In the eurozone, focus was on the inconclusive election in Italy. Bersani's party won majority in the lower house but failed to do so in the upper house. Italian yields were sent to a three month high on political uncertainties. Bersani said he would not form a coalition with Berlusconi but he is prepared to compromise with Grillo's party. Berlusconi called for new elections instead. So far, markets are still unclear on what will happen next in Italy.

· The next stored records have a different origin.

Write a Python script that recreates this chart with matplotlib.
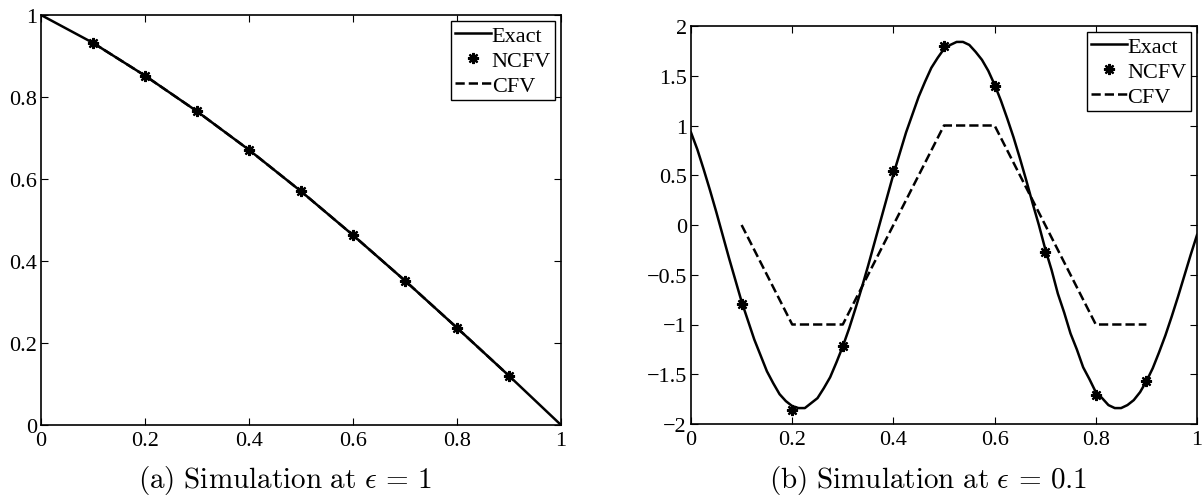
import numpy as np
import matplotlib
matplotlib.use("Agg")
import matplotlib.pyplot as plt

plt.rcParams['font.family'] = ['Liberation Serif', 'DejaVu Serif']
plt.rcParams['mathtext.fontset'] = 'cm'

# ---- panel (a): epsilon = 1 ----
xa_exact = [0.0, 0.1, 0.2, 0.3, 0.4, 0.5, 0.6, 0.7, 0.8, 0.9, 1.0]
ya_exact = [1.0, 0.932, 0.852, 0.765, 0.671, 0.570, 0.463, 0.352, 0.237, 0.120, 0.0]
xa_nodes = [0.1, 0.2, 0.3, 0.4, 0.5, 0.6, 0.7, 0.8, 0.9]
ya_ncfv = [0.932, 0.852, 0.765, 0.671, 0.570, 0.463, 0.352, 0.237, 0.120]
ya_cfv = [0.932, 0.852, 0.765, 0.671, 0.570, 0.463, 0.352, 0.237, 0.120]

# ---- panel (b): epsilon = 0.1 ----
xb_exact = [0.0, 0.0125, 0.025, 0.0375, 0.05, 0.0625, 0.075, 0.0875,
            0.1, 0.1125, 0.125, 0.1375, 0.15, 0.1625, 0.175, 0.1875,
            0.2, 0.2125, 0.225, 0.2375, 0.25, 0.2625, 0.275, 0.2875,
            0.3, 0.3125, 0.325, 0.3375, 0.35, 0.3625, 0.375, 0.3875,
            0.4, 0.4125, 0.425, 0.4375, 0.45, 0.4625, 0.475, 0.4875,
            0.5, 0.5125, 0.525, 0.5375, 0.55, 0.5625, 0.575, 0.5875,
            0.6, 0.6125, 0.625, 0.6375, 0.65, 0.6625, 0.675, 0.6875,
            0.7, 0.7125, 0.725, 0.7375, 0.75, 0.7625, 0.775, 0.7875,
            0.8, 0.8125, 0.825, 0.8375, 0.85, 0.8625, 0.875, 0.8875,
            0.9, 0.9125, 0.925, 0.9375, 0.95, 0.9625, 0.975, 0.9875, 1.0]
yb_exact = [0.93, 0.76, 0.56, 0.35, 0.13, -0.10, -0.33, -0.55,
            -0.77, -0.96, -1.15, -1.31, -1.47, -1.59, -1.70, -1.77,
            -1.82, -1.84, -1.84, -1.79, -1.74, -1.64, -1.53, -1.38,
            -1.22, -1.04, -0.84, -0.63, -0.41, -0.18, 0.05, 0.28,
            0.51, 0.72, 0.93, 1.11, 1.29, 1.44, 1.58, 1.68,
            1.77, 1.81, 1.84, 1.84, 1.81, 1.74, 1.66, 1.55,
            1.41, 1.25, 1.07, 0.88, 0.67, 0.45, 0.22, 0.0,
            -0.24, -0.45, -0.69, -0.88, -1.09, -1.25, -1.43, -1.55,
            -1.68, -1.74, -1.81, -1.84, -1.84, -1.81, -1.76, -1.68,
            -1.57, -1.44, -1.28, -1.11, -0.92, -0.72, -0.51, -0.30, -0.10]
xb_nodes = [0.1, 0.2, 0.3, 0.4, 0.5, 0.6, 0.7, 0.8, 0.9]
yb_ncfv = [-0.79, -1.86, -1.22, 0.54, 1.80, 1.40, -0.27, -1.71, -1.57]
yb_cfv = [0.0, -1.0, -1.0, 0.0, 1.0, 1.0, 0.0, -1.0, -1.0]

star = (8, 2, 0)

fig = plt.figure(figsize=(12.04, 5.02), dpi=100)
ax1 = fig.add_axes([41/1204, 1-426/502, 520/1204, 410/502])
ax2 = fig.add_axes([691/1204, 1-425/502, 506/1204, 398/502])


def style(ax, yticks, ylabels):
    ax.set_xlim(0, 1)
    ax.set_xticks([0, 0.2, 0.4, 0.6, 0.8, 1])
    ax.set_xticklabels(["0", "0.2", "0.4", "0.6", "0.8", "1"])
    ax.set_yticks(yticks)
    ax.set_yticklabels(ylabels)
    ax.tick_params(direction='in', top=True, right=True, length=5, width=0.8,
                   labelsize=16)
    ax.tick_params(axis='x', pad=4)
    ax.tick_params(axis='y', pad=3)
    for s in ax.spines.values():
        s.set_linewidth(1.2)
    leg = ax.legend(loc='upper right', fontsize=16, frameon=True, fancybox=False,
                    edgecolor='black', framealpha=1, borderpad=0.2,
                    labelspacing=0.2, handlelength=1.6, handletextpad=0.05,
                    borderaxespad=0.25)
    leg.get_frame().set_linewidth(1.0)


ax1.plot(xa_nodes, ya_cfv, 'k--', lw=1.8, label='_nolegend_')
ax1.plot(xa_exact, ya_exact, 'k-', lw=1.8, label='Exact')
ax1.plot(xa_nodes, ya_ncfv, 'k', ls='none', marker=star, ms=8, mew=1.6, label='NCFV')
ax1.plot([], [], 'k--', lw=1.8, label='CFV')
ax1.set_ylim(0, 1)
style(ax1, [0, 0.2, 0.4, 0.6, 0.8, 1], ["0", "0.2", "0.4", "0.6", "0.8", "1"])

ax2.plot(xb_exact, yb_exact, 'k-', lw=1.8, label='Exact')
ax2.plot(xb_nodes, yb_ncfv, 'k', ls='none', marker=star, ms=8, mew=1.6, label='NCFV')
ax2.plot(xb_nodes, yb_cfv, 'k--', lw=1.8, label='CFV')
ax2.set_ylim(-2, 2)
yt = [-2, -1.5, -1, -0.5, 0, 0.5, 1, 1.5, 2]
style(ax2, yt, ["\u22122", "\u22121.5", "\u22121", "\u22120.5", "0", "0.5", "1", "1.5", "2"])

fig.text(285/1204, 1-481/502, r"$\mathrm{(a)\ Simulation\ at\ }\epsilon\,=\,1$",
         ha='center', va='center', fontsize=21)
fig.text(928/1204, 1-481/502, r"$\mathrm{(b)\ Simulation\ at\ }\epsilon\,=\,0.1$",
         ha='center', va='center', fontsize=21)

fig.savefig("out.png", dpi=100)
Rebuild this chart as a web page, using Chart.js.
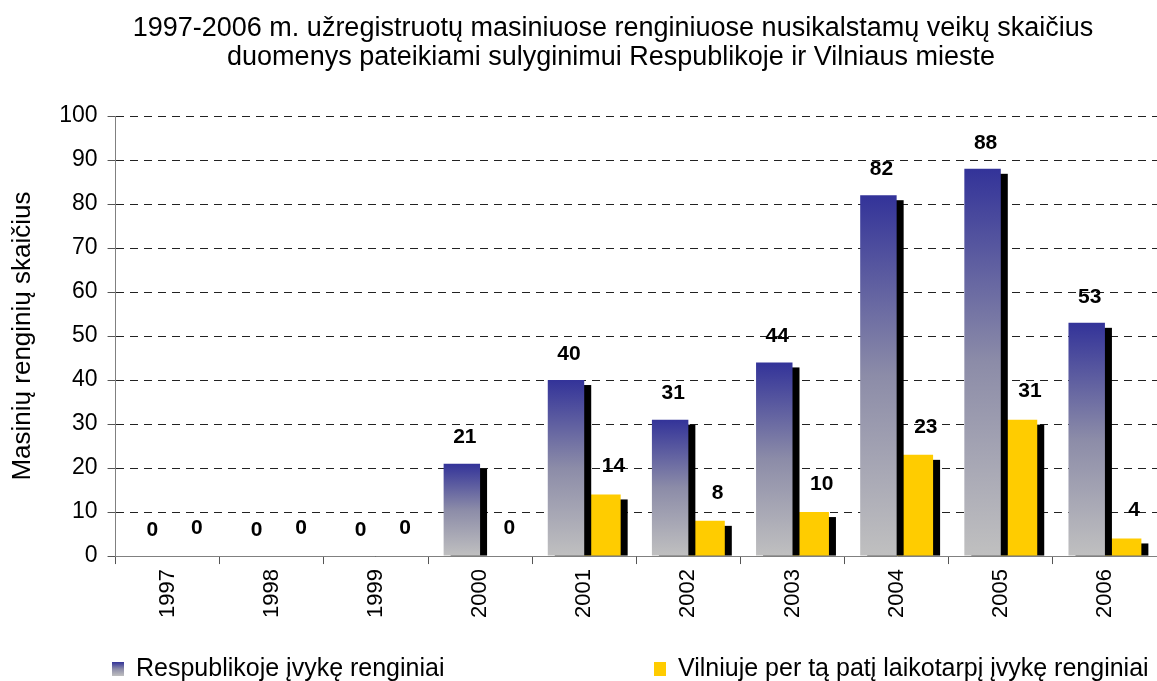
<!DOCTYPE html>
<html>
<head>
<meta charset="utf-8">
<script src="https://cdn.jsdelivr.net/npm/chart.js@4.4.0/dist/chart.umd.min.js"></script>
<style>
  html, body { margin: 0; padding: 0; background: #fff; }
  #wrap { width: 1157px; height: 681px; position: relative; }
</style>
</head>
<body>
<div id="wrap"><canvas id="chart"></canvas></div>
<script>
// chart data
const years = ['1997', '1998', '1999', '2000', '2001', '2002', '2003', '2004', '2005', '2006'];
const respublikoje = [0, 0, 0, 21, 40, 31, 44, 82, 88, 53];
const vilniuje = [0, 0, 0, 0, 14, 8, 10, 23, 31, 4];
const seriesNames = ['Respublikoje įvykę renginiai', 'Vilniuje per tą patį laikotarpį įvykę renginiai'];
const titleLines = [
    '1997-2006 m. užregistruotų masiniuose renginiuose nusikalstamų veikų skaičius',
    'duomenys pateikiami sulyginimui Respublikoje ir Vilniaus mieste'
];
const yTitle = 'Masinių renginių skaičius';

const FONT = "'Liberation Sans', Arial, sans-serif";

function blueGradient(ctx, top, bottom) {
    const g = ctx.createLinearGradient(0, top, 0, bottom);
    g.addColorStop(0, '#333399');
    g.addColorStop(0.5, '#8c8ca8');
    g.addColorStop(1, '#c0c0c0');
    return g;
}

const barExtras = {
    id: 'barExtras',
    // black drop shadow behind each bar
    beforeDatasetDraw(chart, args) {
        const ctx = chart.ctx;
        ctx.save();
        ctx.fillStyle = '#000';
        args.meta.data.forEach(bar => {
            const p = bar.getProps(['x', 'y', 'width', 'base'], true);
            if (p.base - p.y <= 5) return;
            ctx.fillRect(p.x - p.width / 2 + 7, p.y + 5, p.width, p.base - p.y - 5);
        });
        ctx.restore();
    },
    afterDatasetsDraw(chart) {
        const ctx = chart.ctx;
        ctx.save();
        ctx.font = 'bold 21px ' + FONT;
        ctx.fillStyle = '#000';
        ctx.textAlign = 'center';
        ctx.textBaseline = 'middle';
        const dx = [3, 11];
        const dy = [26, 28];
        chart.data.datasets.forEach((ds, i) => {
            chart.getDatasetMeta(i).data.forEach((bar, j) => {
                ctx.fillText(String(ds.data[j]), bar.x + dx[i], bar.y - dy[i]);
            });
        });
        ctx.restore();
    },
    // title and legend
    afterDraw(chart) {
        const ctx = chart.ctx;
        ctx.save();
        ctx.fillStyle = '#000';
        ctx.textBaseline = 'alphabetic';
        ctx.textAlign = 'center';
        ctx.font = '27px ' + FONT;
        ctx.fillText(titleLines[0], 613, 36);
        ctx.fillText(titleLines[1], 611, 65);

        ctx.textAlign = 'left';
        ctx.font = '25px ' + FONT;
        ctx.fillStyle = blueGradient(ctx, 662, 676);
        ctx.fillRect(112, 662, 12, 14);
        ctx.fillStyle = '#ffcc00';
        ctx.fillRect(654, 662, 12, 14);
        ctx.fillStyle = '#000';
        ctx.fillText(seriesNames[0], 136, 676);
        ctx.fillText(seriesNames[1], 678, 676);
        ctx.restore();
    }
};

new Chart(document.getElementById('chart'), {
    type: 'bar',
    data: {
        labels: years,
        datasets: [{
            label: seriesNames[0],
            data: respublikoje,
            backgroundColor: c => {
                const chart = c.chart;
                if (!chart.chartArea || c.raw === undefined) return '#333399';
                const y = chart.scales.y;
                const top = y.getPixelForValue(c.raw);
                const bottom = y.getPixelForValue(0);
                if (bottom - top < 1) return '#c0c0c0';
                return blueGradient(chart.ctx, top, bottom);
            },
            borderWidth: 0
        }, {
            label: seriesNames[1],
            data: vilniuje,
            backgroundColor: '#ffcc00',
            borderWidth: 0
        }]
    },
    options: {
        responsive: true,
        maintainAspectRatio: false,
        animation: false,
        datasets: {
            bar: {
                categoryPercentage: 0.7,
                barPercentage: 1.0
            }
        },
        layout: {
            padding: { left: 5, right: 0, top: 116, bottom: 58 }
        },
        plugins: {
            legend: { display: false },
            tooltip: { enabled: false },
            title: { display: false }
        },
        scales: {
            x: {
                grid: {
                    drawOnChartArea: false,
                    drawTicks: true,
                    tickLength: 8,
                    color: '#555'
                },
                border: { color: '#808080', width: 1 },
                ticks: {
                    color: '#000',
                    font: { family: FONT, size: 22 },
                    minRotation: 90,
                    maxRotation: 90,
                    padding: 5
                }
            },
            y: {
                min: 0,
                max: 100,
                ticks: {
                    stepSize: 10,
                    color: '#000',
                    font: { family: FONT, size: 23 },
                    padding: 10
                },
                grid: {
                    color: '#222',
                    tickBorderDash: [],
                    tickColor: '#555',
                    tickLength: 8
                },
                border: { color: '#808080', width: 1, dash: [8, 6] },
                title: {
                    display: true,
                    text: yTitle,
                    color: '#000',
                    font: { family: FONT, size: 26 },
                    padding: { top: 2, bottom: 11 }
                }
            }
        }
    },
    plugins: [barExtras]
});
</script>
</body>
</html>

ECB president Draghi said that the eurozone economy is still weak, but he's optimistic that the accommodative monetary policy would help drive a "gradual recovery" in 2013. He also expect that the central bank would not removal policy stimulus any time soon as inflation would "significantly" undershoot its 2% target in 2014. Meanwhile, he noted that the "benefits of the painful actions" of austerity have not yet materialized and the "economic adjustment is coming at a heavy social cost". He emphasized that austerity is for doing "their own benefits" and urged that reforms must continue. This was somewhat an indirect response to the inconclusive elections in Italy.

In Japan, prime minister Abe formally nominated Asian Development Bank president Kuroda as the next BoJ governor to succeed Shirakawa. Iwata, a professor, and Nakaso, a BoJ executive director, were nominated as deputy governors. Yen weakened mildly towers the end of the week on expectation that the team of Kuroda will pursue aggressive easing when they come on board. And there would be eye-catching measures like buying risk assets or bonds on a large scale. But it should be noted that yen should have exhausted selling in near term and we'd expect more consolidation ahead in March, and probably before Kuroda's first BoJ meeting in April.

Sterling extended recent decline on Moody's downgrade as well as weak economic data. The PMI manufacturing index dropped sharply to 47.9 in February, down from 50.8. The contractionary reading was a shock to economists as it's generally expected a mild expansionary reading at 51. It raised concerns that the UK cannot avoid the so-called triple dip recession.

In China, the official manufacturing PMI dropped to 50.1 in February versus expectation of a rise to 50.5. The HSBC manufacturing PMI also finalized to 50.4, much lower than prior month's 52.3.